Martijn Huysmans, Assistant Professor at the UU School of Economics, a member of the Utrecht Young Academy who's also active in the Recognition & Rewards work group, is one of the people who signed the reaction letter. In his view, the assessment based on renowned journals and citations is "pretend objectivity".

“A perverse system was developed to score in this world. Prestigious referents and editors at these magazines encourage citations to strengthen each other’s reputations, making it a self-fulfilling prophecy”, he states. Huysmans thinks young researchers like himself can’t benefit from this method. “Institutions that have a lot of money to generate data, for instance, score more easily. That doesn’t say much about the quality of the individual scientist.”

That's why he’s much more enthusiastic about assessing scientists in a way that takes the context of their research into account. “Perhaps it takes the referents more time to compare researchers, but it’s a much better method than just looking at citations or publications.”

The chairpeople of VSNU's Recognition & Rewards work group also penned a response (in English) to the professors’ letter. Rianne Letschert, President of Maastricht University, and Jeroen Geurts, President of ZonMw, state that UU's initiative reflects a global trend, so it is not likely to therefore affect Dutch science disproportionately. They acknowledge that a culture shift takes time, but then again it's positive to innovate in science. Looking beyond publications, they say, benefits research diversity, making for a greater emphasis on social impact. Lastly, they do not think that open science is a political argument, but rather a way to make science more transparent.

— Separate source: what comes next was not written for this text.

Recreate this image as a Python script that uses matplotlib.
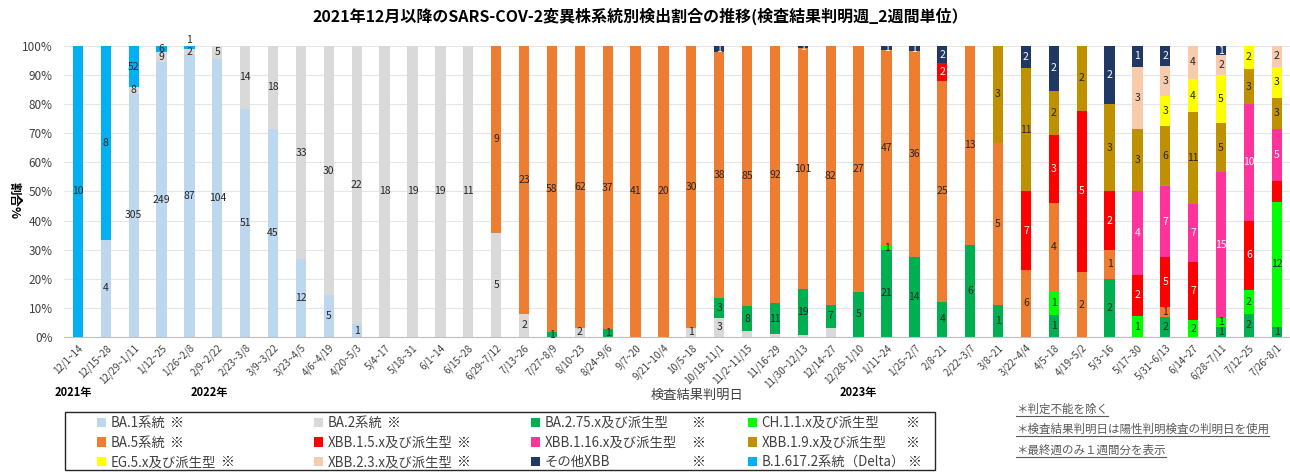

UU president Anton Pijpers agrees. “We must acknowledge that publishing in well-known magazines isn’t the only thing that counts. We put emphasis on scientists who are also good leaders, have an eye for the social impact of their research, and focus on collaboration. We, members of the Executive Board, used to receive letters requesting us to appoint a professor, in which the first sentence – right after the name – would mention the h-index in parentheses (someone’s publication & citation score, ed.). As though that would be reason enough to appoint someone. We’re not doing that anymore. Instead, we now work with a Triple model that looks at multiple aspects, like teamwork, leadership, and research qualities.”